On one system, the nsys version is 2022.4.18 (from cuda 12.0). On that system, profiling the application works if I use the LLVM 15 provided by system. If I use an LLVM mainline I compiled, nsys doesn’t work.

On another system, I’m using nsys version 2022.4.2.1 (from cuda 11.8). On that system, nsys fails regardless of the location of the LLVM (LLVM 15 from the system, LLVM 15 I compiled, and LLVM mainline I compiled).

If LIBOMPTARGET_DEBUG is enabled, the following is output when running under nsys:

Libomptarget --> Init target library!
Libomptarget --> Call to omp_get_num_devices returning 0

For a run outside of nsys, the starting debug output looks like:

Libomptarget --> Init target library!
Libomptarget --> Loading RTLs...
Libomptarget --> Loading library 'libomptarget.rtl.ppc64.so'...
Libomptarget --> Unable to load library 'libomptarget.rtl.ppc64.so': libomptarget.rtl.ppc64.so: cannot open shared object file: No such file or directory!
Libomptarget --> Loading library 'libomptarget.rtl.x86_64.so'...
Libomptarget --> Successfully loaded library 'libomptarget.rtl.x86_64.so'!
Libomptarget --> Registering RTL libomptarget.rtl.x86_64.so supporting 4 devices!
Libomptarget --> Loading library 'libomptarget.rtl.cuda.so'...
Target CUDA RTL --> Start initializing CUDA

There is no line about omp_get_num_devices in the normal output. I suspect something in the nsys profile launch path is calling omp_get_num_devices before the OpenMP target library is fully initialized.
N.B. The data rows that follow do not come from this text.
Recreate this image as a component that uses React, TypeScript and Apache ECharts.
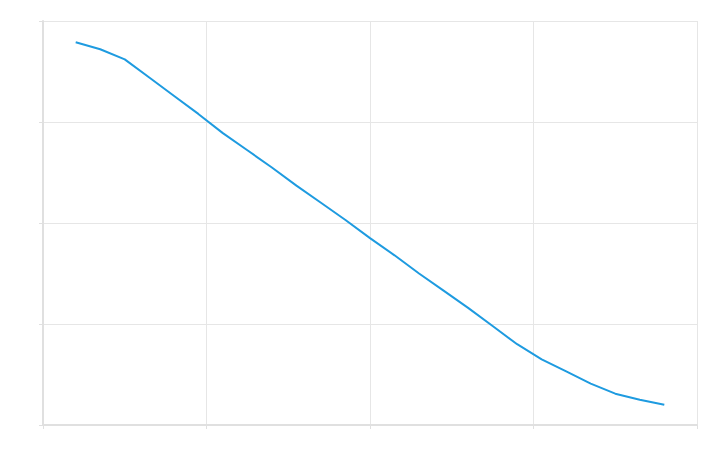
import React, { useEffect, useRef } from "react";
import * as echarts from "echarts";

const xValues = [0.2, 0.35, 0.5, 0.65, 0.8, 0.95, 1.1, 1.25, 1.4, 1.55, 1.7, 1.85, 2.0, 2.15, 2.3, 2.45, 2.6, 2.75, 2.9, 3.05, 3.2, 3.35, 3.5, 3.65, 3.8];
const yValues = [3.79, 3.72, 3.62, 3.44, 3.26, 3.08, 2.89, 2.72, 2.55, 2.37, 2.2, 2.03, 1.85, 1.68, 1.5, 1.33, 1.16, 0.98, 0.8, 0.65, 0.53, 0.41, 0.31, 0.25, 0.2];

export default function App() {
  const ref = useRef<HTMLDivElement>(null);
  useEffect(() => {
    if (!ref.current) return;
    const chart = echarts.init(ref.current, undefined, { renderer: "svg" });
    const data = xValues.map((x, i) => [x, yValues[i]]);
    const axisCommon = {
      type: "value" as const,
      min: 0,
      max: 4,
      interval: 1,
      axisLabel: { show: false },
      axisLine: { show: true, lineStyle: { color: "#e0e0e0", width: 2 } },
      axisTick: { show: true, length: 4, lineStyle: { color: "#e0e0e0", width: 1 } },
      splitLine: { show: true, lineStyle: { color: "#e6e6e6", width: 1 } },
    };
    chart.setOption({
      animation: false,
      grid: { left: 35, top: 13, width: 654, height: 404, containLabel: false },
      xAxis: { ...axisCommon },
      yAxis: { ...axisCommon },
      series: [
        {
          type: "line",
          data,
          showSymbol: false,
          symbol: "none",
          lineStyle: { color: "#1e9be0", width: 2 },
        },
      ],
    });
    return () => chart.dispose();
  }, []);
  return <div ref={ref} style={{ width: 705, height: 439 }} />;
}
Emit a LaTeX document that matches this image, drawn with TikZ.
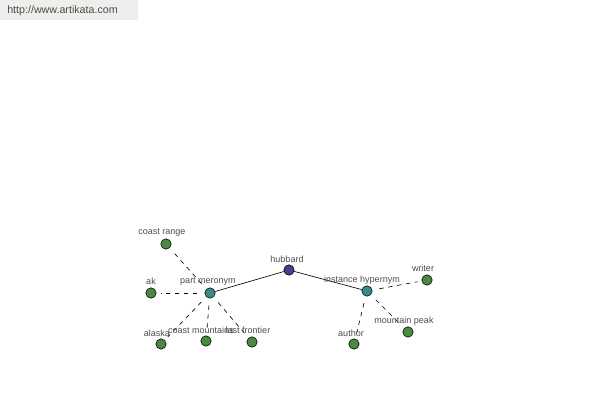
\documentclass[tikz,border=0pt]{standalone}
\usepackage{fontspec}
\setmainfont{Liberation Sans}
\definecolor{leafgreen}{RGB}{74,138,64}
\definecolor{hubteal}{RGB}{58,138,136}
\definecolor{rootblue}{RGB}{64,64,144}
\definecolor{wmgray}{RGB}{238,238,238}
\definecolor{wmtext}{RGB}{70,80,60}
\tikzset{
  dot/.style={circle,draw=black,line width=0.4pt,minimum size=0.26cm,inner sep=0pt},
  leaf/.style={dot,fill=leafgreen},
  hub/.style={dot,fill=hubteal},
  root/.style={dot,fill=rootblue},
  lbl/.style={font=\fontsize{6.4}{7}\selectfont,text=black!70,inner sep=0pt},
  rel/.style={line width=0.45pt},
  link/.style={line width=0.45pt,dash pattern=on 3.2pt off 3.2pt,shorten <=5pt,shorten >=3pt}
}
\begin{document}
\begin{tikzpicture}[x=0.025cm,y=-0.025cm]
            \useasboundingbox (0,0) rectangle (600,400);
            \fill[wmgray] (0,0) rectangle (138,20);
            \node[anchor=west,font=\fontsize{7.6}{9}\selectfont,text=wmtext,inner sep=0pt] (site) at (7,11) {http://www.artikata.com};

            % centre and the two relations
            \node[root] (hubbard) at (289,270) {};
            \node[hub]  (meronym) at (210,293) {};
            \node[hub]  (hypernym) at (367,291) {};

            % part meronym side
            \node[leaf] (coastrange) at (166,244) {};
            \node[leaf] (ak)         at (151,293) {};
            \node[leaf] (alaska)     at (161,344) {};
            \node[leaf] (coastmtn)   at (206,341) {};
            \node[leaf] (frontier)   at (252,342) {};

            % instance hypernym side
            \node[leaf] (author)   at (354,344) {};
            \node[leaf] (peak)     at (408,332) {};
            \node[leaf] (writer)   at (427,280) {};

            \draw[rel] (hubbard) -- (meronym);
            \draw[rel] (hubbard) -- (hypernym);

            \draw[link] (meronym) -- (coastrange);
            \draw[link] (meronym) -- (ak);
            \draw[link] (meronym) -- (alaska);
            \draw[link] (meronym) -- (coastmtn);
            \draw[link] (meronym) -- (frontier);

            \draw[link] (hypernym) -- (author);
            \draw[link] (hypernym) -- (peak);
            \draw[link] (hypernym) -- (writer);

            % labels
            \node[lbl] (t-hubbard)  at (287,259) {hubbard};
            \node[lbl] (t-meronym)  at (208,282) {part meronym};
            \node[lbl] (t-hypernym) at (362,280) {instance hypernym};
            \node[lbl] (t-coastrange) at (162,233) {coast range};
            \node[lbl] (t-ak)       at (151,281) {ak};
            \node[lbl] (t-alaska)   at (157,333) {alaska};
            \node[lbl] (t-coastmtn) at (201,330) {coast mountains};
            \node[lbl] (t-frontier) at (248,330) {last frontier};
            \node[lbl] (t-author)   at (351,333) {author};
            \node[lbl] (t-peak)     at (404,321) {mountain peak};
            \node[lbl] (t-writer)   at (423,268) {writer};
        \end{tikzpicture}
\end{document}
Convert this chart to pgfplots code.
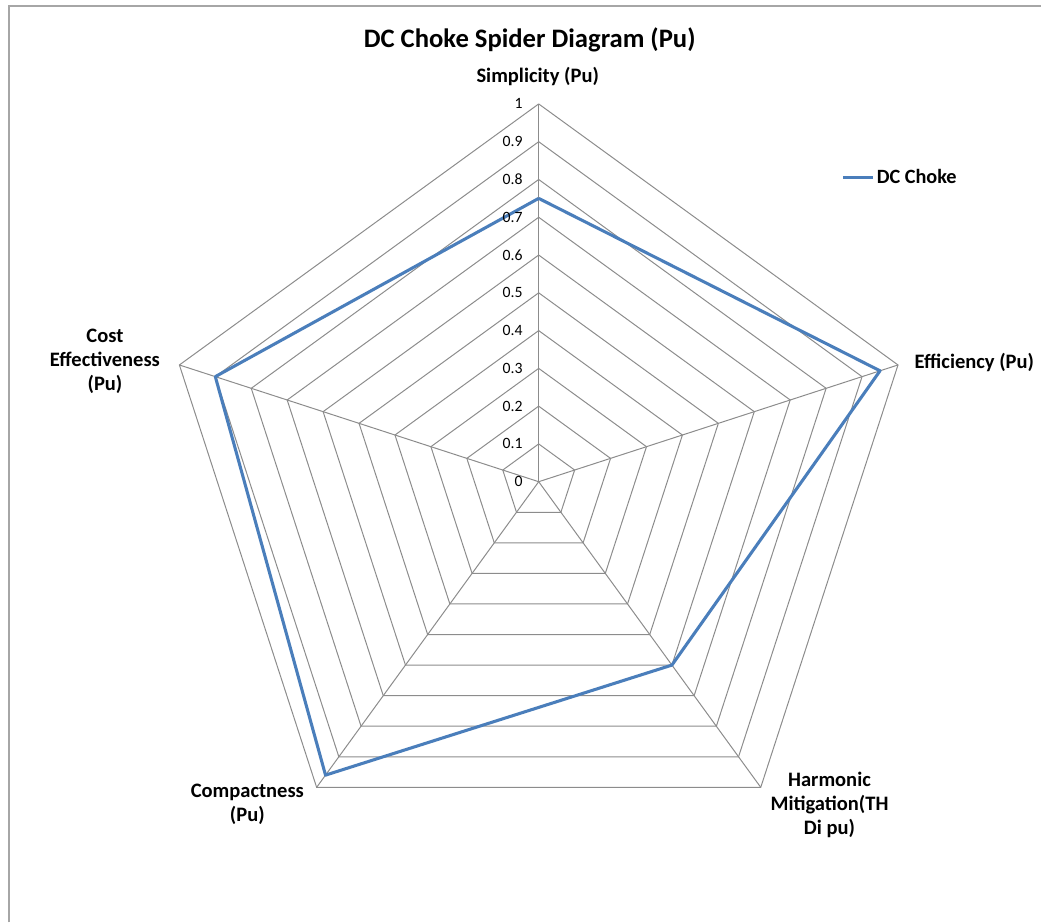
\documentclass[border=0pt]{standalone}
\usepackage{pgfplots}
\pgfplotsset{compat=1.18}
\usepackage{fontspec}
\setmainfont{Carlito}
\definecolor{series}{HTML}{4A7EBB}
\definecolor{gridc}{HTML}{8C8C8C}
\definecolor{framec}{HTML}{A6A6A6}

\begin{document}
\begin{tikzpicture}
% page area and chart frame
\path (0,0) rectangle (781.5pt,692.25pt);
\draw[framec, line width=0.9pt] (6.75pt,0pt) -- (6.75pt,687.75pt) -- (781.5pt,687.75pt);
\begin{axis}[
  at={(0pt,0pt)}, anchor=south west,
  scale only axis, width=781.5pt, height=692.25pt,
  xmin=-1.42593, xmax=1.33069, ymin=-1.16667, ymax=1.27513,
  hide axis, clip=false,
  legend style={at={(0.808,0.808)}, anchor=west, draw=none, fill=none,
    inner sep=0pt, nodes={inner sep=1.5pt},
    font=\bfseries\fontsize{15.2}{18}\selectfont},
  legend image code/.code={\draw[#1] (0pt,0pt) -- (22.5pt,0pt);},
]
% pentagon grid rings at 0.1 ... 1
\pgfplotsinvokeforeach{0.1,0.2,0.3,0.4,0.5,0.6,0.7,0.8,0.9,1}{
  \addplot[gridc, line width=0.75pt, data cs=polar, no marks, forget plot]
    coordinates {(90,#1) (18,#1) (-54,#1) (-126,#1) (162,#1) (90,#1)};
}
% spokes
\pgfplotsinvokeforeach{90,18,-54,-126,162}{
  \addplot[gridc, line width=0.75pt, data cs=polar, no marks, forget plot]
    coordinates {(#1,0) (#1,1)};
}
% DC Choke profile
\addplot[series, line width=2.3pt, data cs=polar, no marks, line join=round]
  coordinates {(90,0.75) (18,0.95) (-54,0.60) (-126,0.96) (162,0.90) (90,0.75)};
\addlegendentry{DC Choke}
% radial scale labels
\pgfplotsinvokeforeach{0,0.1,0.2,0.3,0.4,0.5,0.6,0.7,0.8,0.9,1}{
  \node[anchor=east, inner sep=0pt, font=\fontsize{11.8}{13}\selectfont]
    at (axis cs:-0.042,#1) {#1};
}
% title and category labels
\node[font=\bfseries\fontsize{20}{24}\selectfont] at (axis cs:-0.0238,1.1693) {DC Choke Spider Diagram (Pu)};
\begin{scope}[every node/.style={font=\bfseries\fontsize{15.4}{18}\selectfont, align=center}]
\node at (axis cs:-0.0026,1.0714) {Simplicity (Pu)};
\node[anchor=west, inner sep=0pt] at (axis cs:0.9947,0.3148) {Efficiency (Pu)};
\node at (axis cs:0.7698,-0.8545) {Harmonic\\Mitigation(TH\\Di pu)};
\node at (axis cs:-0.7712,-0.8545) {Compactness\\(Pu)};
\node at (axis cs:-1.1481,0.3175) {Cost\\Effectiveness\\(Pu)};
\end{scope}
\end{axis}
\end{tikzpicture}
\end{document}
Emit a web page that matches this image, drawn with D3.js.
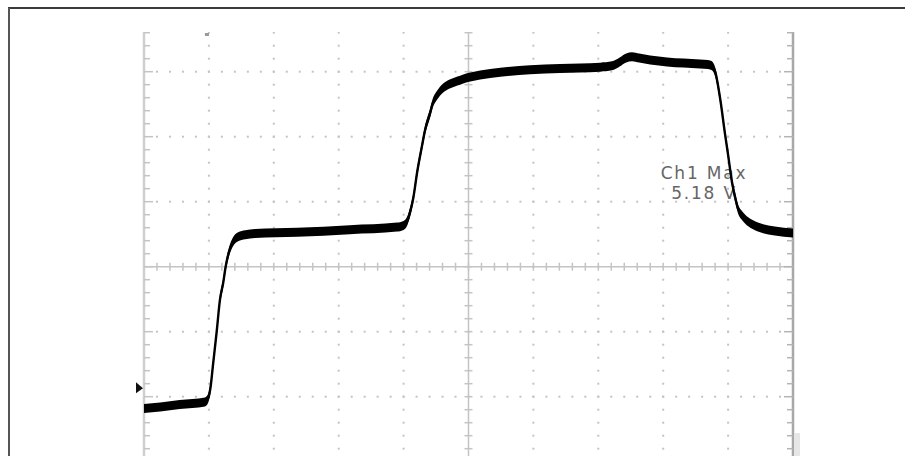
<!DOCTYPE html>
<html>
<head>
<meta charset="utf-8">
<script src="https://cdn.jsdelivr.net/npm/d3@7"></script>
<style>
  html, body { margin: 0; padding: 0; background: #fff; }
  svg { display: block; }
</style>
</head>
<body>
<svg id="chart" width="905" height="456"></svg>
<script>
// ---- Data (time in divisions, voltage in volts, 1 V/div) ----
const timeDiv = [0, 0.25, 0.55, 0.94, 0.99, 1.03, 1.06, 1.12, 1.17, 1.22, 1.26, 1.31, 1.37, 1.45, 1.56, 1.71,
  2.36, 3.17, 3.90, 3.99, 4.05, 4.10, 4.15, 4.21, 4.28, 4.33, 4.41, 4.45, 4.51, 4.61, 4.71, 4.87, 4.99,
  5.18, 5.49, 5.95, 6.41, 7.03, 7.21, 7.33, 7.43, 7.52, 7.63, 7.80, 8.06, 8.57, 8.69, 8.75, 8.80, 8.88,
  8.95, 9.00, 9.06, 9.11, 9.15, 9.22, 9.31, 9.46, 9.72, 10.0];
const volts = [-0.31, -0.29, -0.25, -0.21, -0.15, 0.05, 0.33, 0.87, 1.36, 1.62, 1.88, 2.10, 2.25, 2.33, 2.36, 2.38,
  2.40, 2.44, 2.48, 2.50, 2.56, 2.71, 2.93, 3.33, 3.71, 3.97, 4.24, 4.39, 4.50, 4.62, 4.68, 4.74, 4.78,
  4.82, 4.86, 4.90, 4.92, 4.94, 4.96, 5.02, 5.08, 5.10, 5.08, 5.05, 5.02, 4.99, 4.98, 4.96, 4.87, 4.44,
  3.93, 3.59, 3.17, 2.93, 2.77, 2.65, 2.56, 2.48, 2.42, 2.39];
const measLabels = ["Ch1 Max", "5.18 V"];
const horizDivs = 10;
const vertDivs = 8;
const minorPerDiv = 5;
const centerVolts = 1.87;
const triggerTime = 0.97;

// ---- Layout ----
const svg = d3.select("#chart");
const x = d3.scaleLinear().domain([0, horizDivs]).range([144, 793]);
const y = d3.scaleLinear().domain([centerVolts - vertDivs / 2, centerVolts + vertDivs / 2]).range([526.7, 6.7]);
const clipTop = 32;

// outer frame (top + left)
svg.append("line").attr("x1", 8).attr("x2", 905).attr("y1", 8).attr("y2", 8)
  .attr("stroke", "#3a3a3a").attr("stroke-width", 2);
svg.append("line").attr("x1", 9).attr("x2", 9).attr("y1", 8).attr("y2", 456)
  .attr("stroke", "#555").attr("stroke-width", 2);

svg.append("clipPath").attr("id", "grat").append("rect")
  .attr("x", 0).attr("y", clipTop).attr("width", 905).attr("height", 456 - clipTop);
const g = svg.append("g").attr("clip-path", "url(#grat)");

const gridCol = "#c4c4c4";
const minorT = d3.range(0, horizDivs * minorPerDiv + 1).map(i => i / minorPerDiv);
const minorV = d3.range(0, vertDivs * minorPerDiv + 1).map(i => centerVolts - vertDivs / 2 + i / minorPerDiv);
const majorT = d3.range(1, horizDivs).filter(d => d !== horizDivs / 2);
const majorV = d3.range(1, vertDivs).map(i => centerVolts - vertDivs / 2 + i).filter(v => Math.abs(v - centerVolts) > 1e-6);

// dotted vertical grid lines
majorT.forEach(t => {
  g.selectAll(null).data(minorV).enter().append("rect")
    .attr("x", x(t) - 1).attr("y", d => y(d) - 1).attr("width", 2).attr("height", 2).attr("fill", gridCol);
});
// dotted horizontal grid lines
majorV.forEach(v => {
  g.selectAll(null).data(minorT).enter().append("rect")
    .attr("x", d => x(d) - 1).attr("y", y(v) - 1).attr("width", 2).attr("height", 2).attr("fill", gridCol);
});

// center cross lines with ticks
const cx = x(horizDivs / 2), cy = y(centerVolts);
g.append("line").attr("x1", cx).attr("x2", cx).attr("y1", clipTop).attr("y2", 456)
  .attr("stroke", gridCol).attr("stroke-width", 1.5);
g.append("line").attr("x1", x(0)).attr("x2", x(horizDivs)).attr("y1", cy).attr("y2", cy)
  .attr("stroke", gridCol).attr("stroke-width", 1.5);
g.selectAll(null).data(minorV).enter().append("line")
  .attr("x1", cx - 4).attr("x2", cx + 4).attr("y1", d => y(d)).attr("y2", d => y(d))
  .attr("stroke", gridCol).attr("stroke-width", 1.5);
g.selectAll(null).data(minorT).enter().append("line")
  .attr("y1", cy - 4).attr("y2", cy + 4).attr("x1", d => x(d)).attr("x2", d => x(d))
  .attr("stroke", gridCol).attr("stroke-width", 1.5);

// edge lines with inward ticks
g.append("line").attr("x1", x(0)).attr("x2", x(0)).attr("y1", clipTop).attr("y2", 456)
  .attr("stroke", "#cfcfcf").attr("stroke-width", 2.5);
g.append("line").attr("x1", x(horizDivs)).attr("x2", x(horizDivs)).attr("y1", clipTop).attr("y2", 456)
  .attr("stroke", "#a8a8a8").attr("stroke-width", 2.5);
svg.append("rect").attr("x", x(horizDivs) + 1).attr("y", 433).attr("width", 6).attr("height", 23).attr("fill", "#e6e6e6");
const isMajor = d => Math.abs((d - centerVolts) - Math.round(d - centerVolts)) < 1e-6;
g.selectAll(null).data(minorV).enter().append("line")
  .attr("x1", x(0)).attr("x2", d => x(0) + (isMajor(d) ? 9 : 6))
  .attr("y1", d => y(d)).attr("y2", d => y(d))
  .attr("stroke", gridCol).attr("stroke-width", 1.5);
g.selectAll(null).data(minorV).enter().append("line")
  .attr("x1", x(horizDivs)).attr("x2", d => x(horizDivs) - (isMajor(d) ? 9 : 6))
  .attr("y1", d => y(d)).attr("y2", d => y(d))
  .attr("stroke", "#b4b4b4").attr("stroke-width", 1.5);

// trigger position marker
svg.append("rect").attr("x", x(triggerTime) - 2).attr("y", clipTop + 1).attr("width", 4).attr("height", 3).attr("fill", "#999");

// ground marker
const gy = y(0);
svg.append("path").attr("d", `M${x(0) - 8},${gy - 6} L${x(0) - 1},${gy} L${x(0) - 8},${gy + 5} Z`).attr("fill", "#111");

// measurement readout
const textY = [178.5, 198.5];
measLabels.forEach((s, i) => {
  svg.append("text").attr("x", 704).attr("y", textY[i])
    .attr("text-anchor", "middle").attr("font-family", "DejaVu Sans, sans-serif")
    .attr("font-size", 17).attr("letter-spacing", 1.8).attr("fill", "#666")
    .text(s);
});

// trace
const pts = timeDiv.map((t, i) => [t, volts[i]]);
const band = 4.5;
const area = d3.area().x(d => x(d[0])).y0(d => y(d[1]) + band).y1(d => y(d[1]) - band).curve(d3.curveMonotoneX);
const line = d3.line().x(d => x(d[0])).y(d => y(d[1])).curve(d3.curveMonotoneX);
svg.append("path").attr("d", area(pts)).attr("fill", "#000");
svg.append("path").attr("d", line(pts)).attr("fill", "none").attr("stroke", "#000").attr("stroke-width", 2.4);
</script>
</body>
</html>
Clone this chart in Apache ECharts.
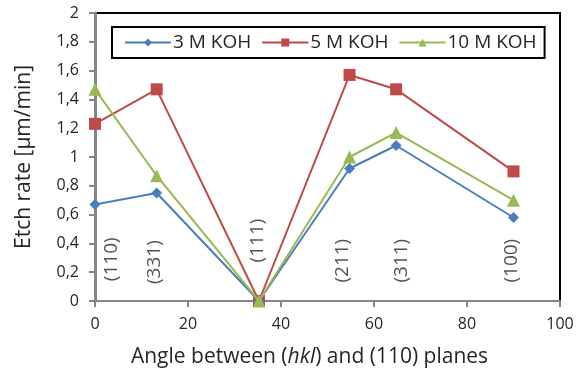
<!DOCTYPE html>
<html><head><meta charset="utf-8">
<script src="https://cdn.jsdelivr.net/npm/echarts@6/dist/echarts.min.js"></script>
<style>html,body{margin:0;padding:0;background:#fff}#c{width:581px;height:368px}</style>
</head><body><div id="c"></div>
<script>
const angles = [0, 13.26, 35.26, 54.74, 64.76, 90];
const koh3 = [0.67, 0.75, 0, 0.92, 1.08, 0.58];
const koh5 = [1.23, 1.47, 0, 1.57, 1.47, 0.90];
const koh10 = [1.47, 0.87, 0, 1.00, 1.17, 0.70];
const seriesNames = ['3 M KOH', '5 M KOH', '10 M KOH'];
const planeLabels = ['(110)', '(331)', '(111)', '(211)', '(311)', '(100)'];
const planeLabelX = [3.6, 12.8, 35, 53.3, 66, 89.5];
const planeLabelY = [0.29, 0.27, 0.42, 0.28, 0.28, 0.28];
const xTicks = [0, 20, 40, 60, 80, 100];
const yMax = 2, yStep = 0.2;

const FONT = 'Open Sans';
const txt = '#262626';
const chart = echarts.init(document.getElementById('c'));
const pairs = (ys) => angles.map((a, i) => [a, ys[i]]);
chart.setOption({
  animation: false,
  textStyle: { fontFamily: FONT },
  grid: { left: 95, right: 21, top: 13, bottom: 67, show: true, borderColor: '#000', borderWidth: 2,
    containLabel: false, outerBoundsMode: 'none' },
  legend: {
    data: seriesNames,
    left: 112, top: 27,
    padding: [6, 8, 6, 12],
    borderColor: '#000', borderWidth: 2,
    itemWidth: 46, itemHeight: 10, itemGap: 10,
    textStyle: { fontFamily: FONT, fontSize: 19, color: txt, padding: [0, 0, 0, -3] }
  },
  xAxis: {
    type: 'value', min: 0, max: 100, interval: 20,
    axisLine: { show: true, lineStyle: { color: '#868686', width: 2 } },
    axisTick: { show: true, length: 6, lineStyle: { color: '#868686', width: 2 } },
    splitLine: { show: false },
    axisLabel: { fontFamily: FONT, fontSize: 16, color: txt, margin: 15 },
    name: 'Angle between ({i|hkl}) and (110) planes',
    nameLocation: 'middle', nameGap: 46,
    nameTextStyle: { fontFamily: FONT, fontSize: 21, color: txt, padding: [0, 36, 0, 0],
      rich: { i: { fontStyle: 'italic', fontFamily: FONT, fontSize: 21, color: txt } } }
  },
  yAxis: {
    type: 'value', min: 0, max: yMax, interval: yStep,
    axisLine: { show: true, lineStyle: { color: '#868686', width: 3 } },
    axisTick: { show: true, length: 6, lineStyle: { color: '#868686', width: 2 } },
    splitLine: { show: false },
    axisLabel: { fontFamily: FONT, fontSize: 16, color: txt, margin: 16,
      formatter: v => String(Math.round(v * 10) / 10).replace('.', ',') },
    name: 'Etch rate [µm/min]',
    nameLocation: 'middle', nameGap: 60,
    nameTextStyle: { fontFamily: FONT, fontSize: 21, color: txt }
  },
  series: [
    { name: seriesNames[0], type: 'line', data: pairs(koh3), symbol: 'diamond', symbolSize: 11,
      lineStyle: { color: '#4A7EBB', width: 2 }, itemStyle: { color: '#4A7EBB' }, z: 3 },
    { name: seriesNames[1], type: 'line', data: pairs(koh5), symbol: 'rect', symbolSize: 12,
      lineStyle: { color: '#BE4B48', width: 2 }, itemStyle: { color: '#BE4B48' }, z: 2 },
    { name: seriesNames[2], type: 'line', data: pairs(koh10), symbol: 'triangle', symbolSize: 13,
      lineStyle: { color: '#98B954', width: 2 }, itemStyle: { color: '#98B954' }, z: 4 },
    { name: 'planes', type: 'scatter', symbolSize: 0, silent: true,
      data: planeLabelX.map((x, i) => ({ value: [x, planeLabelY[i]], name: planeLabels[i] })),
      label: { show: true, position: 'inside', rotate: 90, formatter: p => p.name,
        fontFamily: FONT, fontSize: 19, color: txt, align: 'center', verticalAlign: 'middle' } }
  ]
});
</script></body></html>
Hi Mark, fancy meeting you here!

@skottapalli or @rknight can you help Mark?

Hey Mark, good to see you. What is the command line you are using to profile the app? nsys by default traces cuda, nvtx, opengl. Could you try launching your app using the following command line?

nsys profile -t none -s none --cpuctxsw=none
This turns off all tracing and sampling. If the app launches successfully with this command line, then the environment under nsys is ok. You can add the tracing and sampling features back to the command line to isolate which feature is causing the segfault in your app.

You never know who will turn up in the forums :)

It’s opengl tracing that’s causing the problem. If I trace just cuda and nvtx it runs without the app crashing. Thanks!